С едкой горечью сомнения царевич возвратился домой к себе в кабинет, где и принялся за чтение жизнеописания праведных угодников, как это он обыкновенно делывал каждое утро, в память чествуемого в тот день святого.
Кабинет у царевича прост, как и у его отца. В углу, в объемистом киоте множество массивных образов в серебряных вызолоченных окладах, перед которыми теплится неугасимая лампада; кругом стен стулья и лавки, посредине стол, выкрашенный лаком, на котором стоят чернильница в виде глобуса, вывезенная царевичем из-за границы, да раковина с песком; на одной из стен привешена полка с любимыми книгами в кожаных переплетах. Книги по содержанию или богословские, или шутовские, или учебные. Из богословских: животы святых богемских, животы святых Рибоденьера, животы святых немецких, Томас Акемпиз «О чудесах Божиих», Бернарда «Об истинной правде», Дрекселия «О вечности», книга манны небесной; из шутовских: Ларим «О рождении жен», Фиделькопф, Эзоповы басни; из учебных красуется на первом месте знаменитое творение иеромонаха Карпиона Истомина — Букварь словенороссийских письмен со образованиями вещей и со нравоучительными стихами, писанный красками и золотом. Каковы же были модные стихи того времени — можно видеть из красноречивого панегирика розге:
Розгою Дух Святый детище бити велит,Розга убо ниже мало здравию вредит,Розга разум во главу детям вгоняет,Учит молитве и злых всех встягает и т. д.
В кабинете везде: на стенах, стульях и лавках — лежат толстым слоем пыль и грязь. Знакомство с Западом в то время еще нисколько не стерло нашей традиционной нечистоплотности домашнего непоказного быта как в домах средней руки, так и в царских палатах. Позже, через пятнадцать лет, в царствование императрицы Анны Иоанновны, дано было распоряжение государынею о поручении вице-канцлеру и министру иностранных дел графу Андрею Ивановичу Остерману озаботиться уничтожением тараканов-прусаков в покоях Зимнего дворца.

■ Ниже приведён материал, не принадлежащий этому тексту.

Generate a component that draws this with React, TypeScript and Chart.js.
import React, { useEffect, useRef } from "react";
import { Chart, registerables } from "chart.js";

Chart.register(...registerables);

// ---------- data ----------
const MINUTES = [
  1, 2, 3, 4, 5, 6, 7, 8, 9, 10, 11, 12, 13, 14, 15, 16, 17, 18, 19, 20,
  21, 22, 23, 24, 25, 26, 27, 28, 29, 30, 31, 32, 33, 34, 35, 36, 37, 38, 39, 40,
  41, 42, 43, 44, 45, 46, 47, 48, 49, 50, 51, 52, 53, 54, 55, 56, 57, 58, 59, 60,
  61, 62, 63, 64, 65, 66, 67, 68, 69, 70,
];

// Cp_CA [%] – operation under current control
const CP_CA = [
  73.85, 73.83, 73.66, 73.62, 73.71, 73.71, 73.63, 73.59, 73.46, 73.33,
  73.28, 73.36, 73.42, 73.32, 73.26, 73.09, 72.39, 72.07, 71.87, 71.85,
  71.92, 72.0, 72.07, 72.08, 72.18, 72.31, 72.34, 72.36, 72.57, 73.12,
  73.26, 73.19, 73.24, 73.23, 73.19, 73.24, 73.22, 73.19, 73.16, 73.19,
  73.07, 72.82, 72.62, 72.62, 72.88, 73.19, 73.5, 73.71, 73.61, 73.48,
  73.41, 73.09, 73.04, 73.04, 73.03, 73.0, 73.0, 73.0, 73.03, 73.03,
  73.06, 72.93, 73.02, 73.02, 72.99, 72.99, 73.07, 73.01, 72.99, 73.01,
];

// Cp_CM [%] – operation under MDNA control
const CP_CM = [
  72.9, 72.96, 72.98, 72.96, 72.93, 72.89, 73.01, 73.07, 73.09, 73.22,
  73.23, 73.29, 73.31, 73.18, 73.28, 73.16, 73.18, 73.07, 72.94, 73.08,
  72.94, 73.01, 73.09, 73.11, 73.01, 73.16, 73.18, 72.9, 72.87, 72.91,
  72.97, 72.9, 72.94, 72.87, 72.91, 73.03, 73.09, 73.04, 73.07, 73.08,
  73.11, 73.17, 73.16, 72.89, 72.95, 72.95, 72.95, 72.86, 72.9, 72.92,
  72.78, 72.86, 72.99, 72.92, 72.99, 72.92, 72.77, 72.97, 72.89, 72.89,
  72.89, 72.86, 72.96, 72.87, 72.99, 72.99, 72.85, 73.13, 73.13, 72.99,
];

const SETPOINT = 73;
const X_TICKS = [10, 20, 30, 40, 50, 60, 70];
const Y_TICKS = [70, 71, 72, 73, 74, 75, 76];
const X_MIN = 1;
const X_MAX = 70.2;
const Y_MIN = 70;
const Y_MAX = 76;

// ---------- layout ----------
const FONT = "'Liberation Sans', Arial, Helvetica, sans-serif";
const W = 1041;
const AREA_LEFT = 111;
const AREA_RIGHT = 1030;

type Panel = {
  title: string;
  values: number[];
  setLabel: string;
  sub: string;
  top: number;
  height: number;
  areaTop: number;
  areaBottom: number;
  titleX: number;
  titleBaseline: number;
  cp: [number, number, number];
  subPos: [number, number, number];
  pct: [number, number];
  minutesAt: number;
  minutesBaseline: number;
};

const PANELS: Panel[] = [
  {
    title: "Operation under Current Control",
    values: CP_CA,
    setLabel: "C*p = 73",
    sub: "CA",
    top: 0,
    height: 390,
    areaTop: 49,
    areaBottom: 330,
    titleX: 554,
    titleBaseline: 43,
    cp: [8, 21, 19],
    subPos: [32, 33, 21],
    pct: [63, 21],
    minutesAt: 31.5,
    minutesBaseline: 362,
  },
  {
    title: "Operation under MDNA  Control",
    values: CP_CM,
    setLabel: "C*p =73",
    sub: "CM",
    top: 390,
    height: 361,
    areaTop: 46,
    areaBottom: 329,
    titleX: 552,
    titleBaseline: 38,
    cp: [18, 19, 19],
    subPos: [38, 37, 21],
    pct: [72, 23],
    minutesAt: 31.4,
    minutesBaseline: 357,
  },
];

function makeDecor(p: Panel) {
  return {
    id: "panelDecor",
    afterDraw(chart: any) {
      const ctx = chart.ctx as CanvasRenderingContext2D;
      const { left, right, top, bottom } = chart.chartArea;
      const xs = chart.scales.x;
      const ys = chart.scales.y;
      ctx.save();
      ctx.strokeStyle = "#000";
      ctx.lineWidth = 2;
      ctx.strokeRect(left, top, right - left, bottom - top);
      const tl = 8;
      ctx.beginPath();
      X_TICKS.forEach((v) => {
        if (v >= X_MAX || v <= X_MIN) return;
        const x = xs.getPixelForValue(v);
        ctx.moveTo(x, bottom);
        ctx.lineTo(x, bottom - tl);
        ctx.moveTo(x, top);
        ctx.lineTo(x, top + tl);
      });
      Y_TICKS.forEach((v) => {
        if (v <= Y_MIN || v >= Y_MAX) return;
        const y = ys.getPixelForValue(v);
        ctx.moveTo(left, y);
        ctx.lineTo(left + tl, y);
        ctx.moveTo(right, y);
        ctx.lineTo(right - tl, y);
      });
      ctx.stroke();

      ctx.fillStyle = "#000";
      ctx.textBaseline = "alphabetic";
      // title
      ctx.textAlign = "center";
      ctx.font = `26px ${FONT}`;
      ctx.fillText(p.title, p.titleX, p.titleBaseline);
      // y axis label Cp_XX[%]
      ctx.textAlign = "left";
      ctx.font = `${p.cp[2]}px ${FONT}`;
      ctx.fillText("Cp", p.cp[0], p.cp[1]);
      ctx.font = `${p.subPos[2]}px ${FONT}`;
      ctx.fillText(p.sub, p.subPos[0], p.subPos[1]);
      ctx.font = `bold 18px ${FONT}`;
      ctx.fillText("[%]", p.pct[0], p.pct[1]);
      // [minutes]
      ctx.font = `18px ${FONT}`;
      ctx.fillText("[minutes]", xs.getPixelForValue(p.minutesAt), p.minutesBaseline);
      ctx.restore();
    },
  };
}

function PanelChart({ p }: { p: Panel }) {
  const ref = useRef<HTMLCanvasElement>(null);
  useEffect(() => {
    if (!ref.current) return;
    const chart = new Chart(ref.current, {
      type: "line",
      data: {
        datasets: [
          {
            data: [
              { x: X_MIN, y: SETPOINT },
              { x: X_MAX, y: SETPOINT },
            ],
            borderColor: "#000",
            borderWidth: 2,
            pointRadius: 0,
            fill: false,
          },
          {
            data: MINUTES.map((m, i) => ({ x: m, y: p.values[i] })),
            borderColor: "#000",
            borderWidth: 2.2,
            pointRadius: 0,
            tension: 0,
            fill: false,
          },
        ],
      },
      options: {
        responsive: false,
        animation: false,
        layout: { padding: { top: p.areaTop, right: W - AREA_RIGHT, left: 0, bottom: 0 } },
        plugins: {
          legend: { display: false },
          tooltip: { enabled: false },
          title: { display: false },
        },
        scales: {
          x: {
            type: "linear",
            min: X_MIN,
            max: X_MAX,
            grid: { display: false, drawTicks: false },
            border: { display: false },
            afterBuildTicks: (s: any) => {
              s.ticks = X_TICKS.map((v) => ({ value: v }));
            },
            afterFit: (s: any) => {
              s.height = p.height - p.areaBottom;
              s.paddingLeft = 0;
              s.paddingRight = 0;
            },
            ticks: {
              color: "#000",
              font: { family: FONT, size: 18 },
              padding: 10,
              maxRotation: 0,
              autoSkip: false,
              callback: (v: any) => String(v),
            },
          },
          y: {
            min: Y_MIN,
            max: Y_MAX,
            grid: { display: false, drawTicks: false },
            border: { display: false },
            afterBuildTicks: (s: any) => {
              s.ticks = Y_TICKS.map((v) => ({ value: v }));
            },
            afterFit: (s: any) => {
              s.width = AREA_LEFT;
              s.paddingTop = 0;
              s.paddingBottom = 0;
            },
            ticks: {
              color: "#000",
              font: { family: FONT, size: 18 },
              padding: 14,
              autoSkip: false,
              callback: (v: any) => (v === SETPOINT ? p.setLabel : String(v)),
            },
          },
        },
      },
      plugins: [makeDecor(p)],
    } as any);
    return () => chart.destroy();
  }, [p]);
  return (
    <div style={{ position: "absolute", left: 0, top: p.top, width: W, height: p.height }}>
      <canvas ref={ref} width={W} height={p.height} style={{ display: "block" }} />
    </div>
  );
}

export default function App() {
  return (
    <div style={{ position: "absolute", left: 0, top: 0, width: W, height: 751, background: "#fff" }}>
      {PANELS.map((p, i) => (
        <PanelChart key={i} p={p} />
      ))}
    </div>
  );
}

В это утро царевич читал жизнеописание святого царевича Иосафа, пропущенное им по случаю болезни жены. Личность Иосафа ему всегда казалась особенно симпатичной. Алексей Петрович понимал индейского царевича, его тревожную неудовлетворительность окружающею жизнью, его искание чего-то неопределенного, чего-то высшего, искание истины как вечной непоколебимой опоры, его духовную жажду пищи, удовлетворяющей не одни чувственные потребности. У индейского царевича это искание истины удовлетворилось христианским учением, апостолом которого он потом и сделался; в царевиче же Алексее эта неудовлетворенность окружающею жизнью вовсе не находила себе исхода. Перед ним постоянно были две противоположные и односторонние партии: одна — в лице духовных отцов — говорила ему только о внешней обрядности, закрывавшей и искажавшей в корне святое учение; другая — в лице отца с его приближенными — в вечной погоне за материальными благами не понимала духовной жажды, смеялась над ней и гнала таких жаждущих как тунеядцев. Одна сторона говорила о духовном прозрении, облекая это прозрение или в фантастические образы или в фанатическую цепкость к букве, другая же — вовсе отвергала это прозрение как бесплодную трату, не дающую ни хлеба, ни мяса. В душе своей царевич инстинктивно одинаково был далек от обеих партий, и если круче отворачивался от партии отца, то единственно от ее принудительного характера, не терпевшего никакого протеста.